-- BEGIN Collected data --

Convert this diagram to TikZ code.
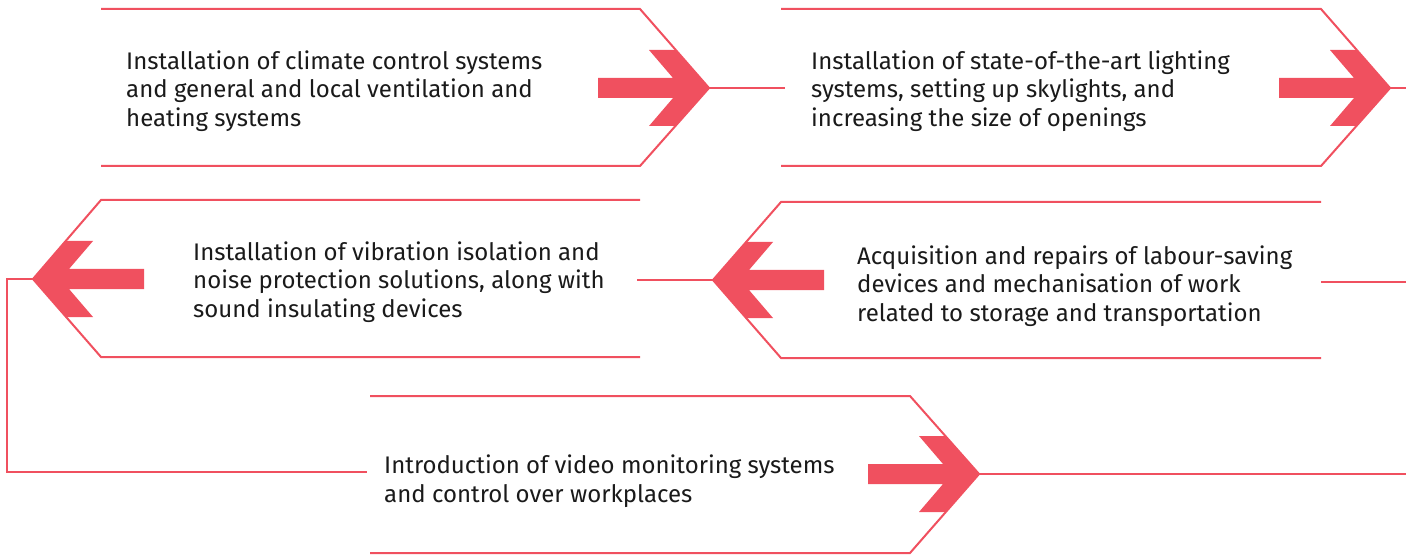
\documentclass[tikz,border=0pt]{standalone}
\usepackage{fontspec}
\setmainfont{Fira Sans}
\definecolor{accent}{RGB}{240,80,95}
\definecolor{ink}{RGB}{26,26,26}
\tikzset{
  boxline/.style={draw=accent, line width=2pt, line join=miter},
  conn/.style={draw=accent, line width=2pt},
  arrowfill/.style={fill=accent, draw=none},
  steptext/.style={anchor=west, align=left, inner sep=0pt, text=ink,
    font=\fontsize{24}{28.5}\selectfont},
}
\begin{document}
\begin{tikzpicture}[x=1pt,y=-1pt]
\useasboundingbox (0,0) rectangle (1406,556);
% tips and connector ends
\coordinate (t1) at (709,88);
\coordinate (t2) at (1390,88);
\coordinate (t3) at (33,279);
\coordinate (t4) at (713,280);
\coordinate (t5) at (979,474);
\coordinate (s2) at (785,88);
\coordinate (e2) at (1406,88);
\coordinate (s3) at (637,280);
\coordinate (e4) at (1406,282);
\coordinate (r4) at (1321,282);
\coordinate (k1) at (7,279);
\coordinate (k2) at (7,472);
\coordinate (s5) at (367,472);
\coordinate (e5) at (1406,474);
% boxes
\draw[boxline] (101,9) -- (640,9) -- (t1) -- (640,166) -- (101,166);
\draw[boxline] (781,9) -- (1321,9) -- (t2) -- (1321,166) -- (781,166);
\draw[boxline] (640,200) -- (101,200) -- (t3) -- (101,357) -- (640,357);
\draw[boxline] (1321,202) -- (781,202) -- (t4) -- (781,358) -- (1321,358);
\draw[boxline] (370,396) -- (910,396) -- (t5) -- (910,553) -- (370,553);
% connectors
\draw[conn] (t1) -- (s2);
\draw[conn] (t2) -- (e2);
\draw[conn] (s3) -- (t4);
\draw[conn] (r4) -- (e4);
\draw[conn] (t3) -- (k1) -- (k2) -- (s5);
\draw[conn] (t5) -- (e5);
% arrows
\foreach \t in {t1,t2,t5}{
  \fill[arrowfill] (\t) ++(-111,-10) -- ++(75,0) -- ++(-24,-28) -- ++(27,0)
    -- (\t) -- ++(-33,38) -- ++(-27,0) -- ++(24,-28) -- ++(-75,0) -- cycle;
}
\foreach \t in {t3,t4}{
  \fill[arrowfill] (\t) ++(111,-10) -- ++(-75,0) -- ++(24,-28) -- ++(-27,0)
    -- (\t) -- ++(33,38) -- ++(27,0) -- ++(-24,-28) -- ++(75,0) -- cycle;
}
% texts
\node[steptext] (n1) at (126,91) {Installation of climate control systems\\and general and local ventilation and\\heating systems};
\node[steptext] (n2) at (811,91) {Installation of state-of-the-art lighting\\systems, setting up skylights, and\\increasing the size of openings};
\node[steptext] (n3) at (193,282) {Installation of vibration isolation and\\noise protection solutions, along with\\sound insulating devices};
\node[steptext] (n4) at (857,286) {Acquisition and repairs of labour-saving\\devices and mechanisation of work\\related to storage and transportation};
\node[steptext] (n5) at (384,481) {Introduction of video monitoring systems\\and control over workplaces};
\end{tikzpicture}
\end{document}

-- END Collected data --

#### [Request]
Every line of the material is to be quoted exactly, with no pictures carried over.

#### [Solution for this exercise]
Convert this diagram to TikZ code.
\documentclass[tikz,border=0pt]{standalone}
\usepackage{fontspec}
\setmainfont{Fira Sans}
\definecolor{accent}{RGB}{240,80,95}
\definecolor{ink}{RGB}{26,26,26}
\tikzset{
  boxline/.style={draw=accent, line width=2pt, line join=miter},
  conn/.style={draw=accent, line width=2pt},
  arrowfill/.style={fill=accent, draw=none},
  steptext/.style={anchor=west, align=left, inner sep=0pt, text=ink,
    font=\fontsize{24}{28.5}\selectfont},
}
\begin{document}
\begin{tikzpicture}[x=1pt,y=-1pt]
\useasboundingbox (0,0) rectangle (1406,556);
% tips and connector ends
\coordinate (t1) at (709,88);
\coordinate (t2) at (1390,88);
\coordinate (t3) at (33,279);
\coordinate (t4) at (713,280);
\coordinate (t5) at (979,474);
\coordinate (s2) at (785,88);
\coordinate (e2) at (1406,88);
\coordinate (s3) at (637,280);
\coordinate (e4) at (1406,282);
\coordinate (r4) at (1321,282);
\coordinate (k1) at (7,279);
\coordinate (k2) at (7,472);
\coordinate (s5) at (367,472);
\coordinate (e5) at (1406,474);
% boxes
\draw[boxline] (101,9) -- (640,9) -- (t1) -- (640,166) -- (101,166);
\draw[boxline] (781,9) -- (1321,9) -- (t2) -- (1321,166) -- (781,166);
\draw[boxline] (640,200) -- (101,200) -- (t3) -- (101,357) -- (640,357);
\draw[boxline] (1321,202) -- (781,202) -- (t4) -- (781,358) -- (1321,358);
\draw[boxline] (370,396) -- (910,396) -- (t5) -- (910,553) -- (370,553);
% connectors
\draw[conn] (t1) -- (s2);
\draw[conn] (t2) -- (e2);
\draw[conn] (s3) -- (t4);
\draw[conn] (r4) -- (e4);
\draw[conn] (t3) -- (k1) -- (k2) -- (s5);
\draw[conn] (t5) -- (e5);
% arrows
\foreach \t in {t1,t2,t5}{
  \fill[arrowfill] (\t) ++(-111,-10) -- ++(75,0) -- ++(-24,-28) -- ++(27,0)
    -- (\t) -- ++(-33,38) -- ++(-27,0) -- ++(24,-28) -- ++(-75,0) -- cycle;
}
\foreach \t in {t3,t4}{
  \fill[arrowfill] (\t) ++(111,-10) -- ++(-75,0) -- ++(24,-28) -- ++(-27,0)
    -- (\t) -- ++(33,38) -- ++(27,0) -- ++(-24,-28) -- ++(75,0) -- cycle;
}
% texts
\node[steptext] (n1) at (126,91) {Installation of climate control systems\\and general and local ventilation and\\heating systems};
\node[steptext] (n2) at (811,91) {Installation of state-of-the-art lighting\\systems, setting up skylights, and\\increasing the size of openings};
\node[steptext] (n3) at (193,282) {Installation of vibration isolation and\\noise protection solutions, along with\\sound insulating devices};
\node[steptext] (n4) at (857,286) {Acquisition and repairs of labour-saving\\devices and mechanisation of work\\related to storage and transportation};
\node[steptext] (n5) at (384,481) {Introduction of video monitoring systems\\and control over workplaces};
\end{tikzpicture}
\end{document}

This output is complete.